Christmas is fast approaching and for many, the pressure is mounting to supply friends and family members with the best gifts around. We also want our houses to be decked out with decorations while we indulge on a delicious Christmas dinner with lots of wine. But all this comes at a price, of course. Research conducted last November revealed that more than a million people planned to take out a payday loan to cover the cost of Christmas. Shockingly, the survey also found that almost one in ten people were still paying off debts from overspending the year before. In 2012, 500,000 people in London alone sought these short-term loans to cover festive costs.
Many people resort to payday loans thinking that paying back the next month won’t be a problem. But it’s easy for the debts to spiral, and one late or missed payment can in some cases double within a short space of time. In the UK, one in three payday loans are taken out to pay another payday loan.
It’s sad that so many people feel that they have to seek short-term loans in order to get by at Christmas, but is it really worth struggling with money for months or evenyears to come just so you can provide for Christmas?
It’s just not werf it
I know that borrowing from a friend or family member isn’t always an option, but if you’re considering a payday loan I strongly urge you to try to find another way of getting by. If you’re taking out the loan so that you can buy something unnecessary (yes, unfortunately this includes gifts and delicious Christmas dinners) ask yourself whether it really is worth getting yourself in huge amounts of debt for.
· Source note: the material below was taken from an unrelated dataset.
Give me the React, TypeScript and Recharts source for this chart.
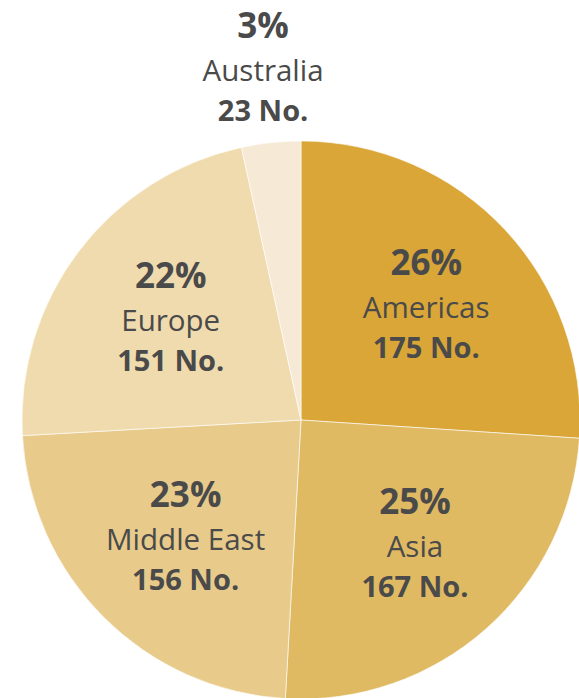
import { PieChart, Pie, Cell } from "recharts";

const regions = ["Americas", "Asia", "Middle East", "Europe", "Australia"];
const counts = [175, 167, 156, 151, 23];
const colors = ["#D9A637", "#E0B963", "#E8CB8B", "#F0DBAE", "#F6EAD6"];

const data = regions.map((name, i) => ({ name, value: counts[i] }));
const total = counts.reduce((a, b) => a + b, 0);

const TEXT = "#4a4a4a";
const FONT = "'Open Sans', 'Noto Sans', sans-serif";
const RAD = Math.PI / 180;

function renderLabel(props: any) {
  const { cx, cy, outerRadius, midAngle, value, name } = props;
  const pct = Math.round((value / total) * 100);
  // small slices get their label outside the pie
  const outside = pct < 5;
  const r = outside ? outerRadius * 1.265 : outerRadius * 0.6;
  const x = cx + r * Math.cos(-midAngle * RAD) + (outside ? 0 : 3);
  const y = cy + r * Math.sin(-midAngle * RAD);
  return (
    <g>
      <text x={x} y={y - 31} textAnchor="middle" fill={TEXT} fontFamily={FONT} fontWeight={700} fontSize={35}>
        {pct}%
      </text>
      <text x={x} y={y + 12} textAnchor="middle" fill={TEXT} fontFamily={FONT} fontSize={29.5}>
        {name}
      </text>
      <text x={x} y={y + 52} textAnchor="middle" fill={TEXT} fontFamily={FONT} fontWeight={700} fontSize={29}>
        {value} No.
      </text>
    </g>
  );
}

export default function App() {
  return (
    <div style={{ width: 579, height: 698, background: "#fff" }}>
      <style>{"body{margin:0}"}</style>
      <PieChart width={579} height={698} margin={{ top: 0, right: 0, bottom: 0, left: 0 }}>
        <Pie
          data={data}
          dataKey="value"
          nameKey="name"
          cx={301}
          cy={420}
          outerRadius={279}
          startAngle={90}
          endAngle={-270}
          stroke="#ffffff"
          strokeWidth={0.6}
          label={renderLabel}
          labelLine={false}
          isAnimationActive={false}
        >
          {data.map((d, i) => (
            <Cell key={d.name} fill={colors[i]} />
          ))}
        </Pie>
      </PieChart>
    </div>
  );
}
I imagine that Christmas can be a particularly difficult time for those with children demanding Xboxes and iPhones, but if you can’t afford to buy them the gift that they want with the money that you have now, are you really going to be in a much stronger position in January or February to pay back the money you owe? I recently wrote about how to easily save up money for Christmas with a few tips for buying great presents without the hefty price tags. One tip suggests that instead of buying your kids expensive gifts for Christmas day, go shopping with them on Boxing Day and treat them to half price presents in the sales.
I’ve also been spending time scouring charity shops for nice second hand gifts (yes, it’s possible).